Qualitative Rationale Evaluation
Judge-based evaluation of LLM rationales, using independent LLMs, demonstrates:
- Web search does not uniformly improve rationale quality. For GPT-4o, rationale specificity, market grounding, and depth all decline after web search integration.
- By contrast, GPT-5.4 shows consistent gains in rationale quality post web search, producing more concrete, market-referenced justifications.
- However, in no model-tool configuration do rationales consistently satisfy all dimensions required for fiduciary suitability.
Implications and Theoretical Significance
The paper's findings have substantive implications for both practical deployment and foundational LLM research:
- Regulatory and Fiduciary Compliance: Current LLMs, even with tool augmentation, cannot be presumed compliant with legal standards mandating holistic, individualized investment advice. Reliance on self-reported risk tolerance is particularly problematic given its well-known volatility and unreliability as a proxy for true risk preference.
- Behavioral Anchoring and Shortcut Learning: The behavior observed aligns with broader findings on shortcut learning in deep neural networks: LLMs systematically favor heuristics over full-context reasoning, mirroring cognitive biases such as anchoring and framing documented elsewhere in the literature (e.g., Suri et al., 2024; Malberg et al., 2025).
- Limitations of Model Scaling and Tool Use: Increases in parameter count or augmentation with retrieval tools do not guarantee deeper integration of contextual information or more suitable personalization. Output quality metrics alone are insufficient for regulatory or practical assurance; population-level input sensitivity auditing is necessary.
- Evaluation Paradigms: The diagnostic pipeline presented advances the LLM evaluation paradigm by introducing a reproducible method for surfacing and quantifying insensitivity to input diversity—a criterion often invisible to standard benchmarks.
Future Research Directions
Several promising avenues are identified for advancement:
- Model Family Comparisons: Systematic auditing across open-source and closed-source LLMs, as well as non-GPT architectures, to ascertain the generality of heuristic collapse.
- Intervention Strategies: Fine-tuning, multi-turn conversational prompting, and structured information elicitation should be examined for their efficacy in mitigating heuristic collapse.
- Realistic Data Validation: Extending analysis from synthetic profiles to real-world investor data will be vital for external validation.

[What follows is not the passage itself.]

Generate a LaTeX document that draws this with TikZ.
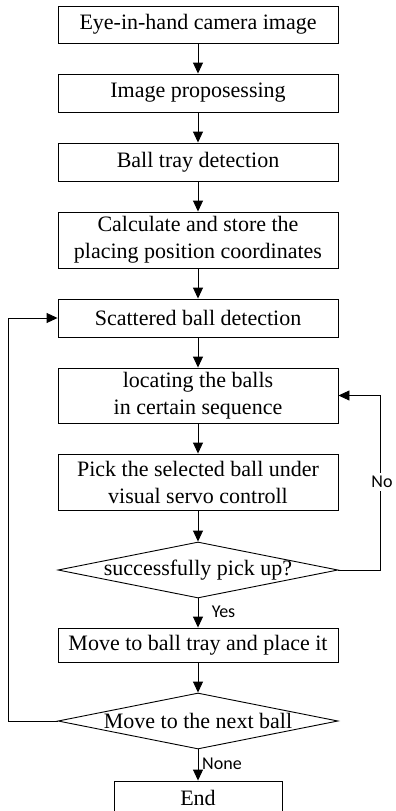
\documentclass[tikz,border=0pt]{standalone}
\usepackage{fontspec}
\setmainfont{Liberation Serif}
\newfontfamily\lblfont{Carlito}
\usetikzlibrary{shapes.geometric,arrows.meta}
\tikzset{
  box/.style={draw, line width=0.9pt, minimum width=280pt, inner sep=0pt,
    align=center, font=\fontsize{22}{27}\selectfont},
  dec/.style={draw, diamond, shape aspect=5, line width=0.9pt,
    minimum width=280pt, minimum height=56pt, inner sep=-2pt,
    font=\fontsize{22}{27}\selectfont},
  lbl/.style={font=\lblfont\fontsize{18}{20}\selectfont, inner sep=0pt},
}
\begin{document}
\begin{tikzpicture}[x=1pt,y=-1pt]
      \useasboundingbox (0,0) rectangle (396,811);
      \draw
        (198,24.5) node[box,minimum height=37pt] (cam){Eye-in-hand camera image}
        (198,93) node[box,minimum height=38pt] (proc){Image proposessing}
        (198,162) node[box,minimum height=38pt] (tray){Ball tray detection}
        (198,240) node[box,minimum height=56pt] (calc){Calculate and store the\\placing position coordinates}
        (198,318) node[box,minimum height=38pt] (scat){Scattered ball detection}
        (198,395.5) node[box,minimum height=55pt] (locate){locating the balls\\in certain sequence}
        (198,482) node[box,minimum height=56pt] (pick){Pick the selected ball under\\visual servo controll}
        (198,570) node[dec] (succ){successfully pick up?}
        (198,645) node[box,minimum height=34pt] (place){Move to ball tray and place it}
        (198,721) node[dec] (next){Move to the next ball}
        (198,798) node[box,minimum width=168pt,minimum height=34pt] (end){End};
      \coordinate (noturn) at (380,570);
      \coordinate (nextturn) at (8,721);
      \begin{scope}[-{Triangle[width=10pt,length=11pt]}, line width=0.9pt]
        \draw (cam) to (proc);
        \draw (proc) to (tray);
        \draw (tray) to (calc);
        \draw (calc) to (scat);
        \draw (scat) to (locate);
        \draw (locate) to (pick);
        \draw (pick) to (succ);
        \draw (succ) to (place);
        \draw (place) to (next);
        \draw (next) to (end);
        \draw (succ.east) -- (noturn) |- (locate.east);
        \draw (next.west) -- (nextturn) |- (scat.west);
      \end{scope}
      \node[lbl] (yes) at (223.5,612) {Yes};
      \node[lbl] (none) at (222,764) {None};
      \node[lbl, fill=white, inner sep=3pt] (no) at (382,482) {No};
    \end{tikzpicture}
\end{document}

- Generalization to Other Domains: Heuristic collapse in LLMs likely extends to medical, legal, and educational recommendation systems; domain-specific adaptations of the auditing pipeline will be necessary.
Conclusion
The study demonstrates that LLMs, when tasked with investment advice, exhibit systematic heuristic collapse—outputs are primarily driven by a single feature, rendering most of the user's context functionally ignored. Augmentation with web search partially reduces, but does not eliminate, this failure mode and often homogenizes advice across clients. These findings indicate that merely improving output quality or enabling access to external data is insufficient for fiduciary, individualized decision-making. Instead, explicit auditing of input sensitivity and context integration is essential before LLMs can be reliably deployed in high-stakes advisory domains.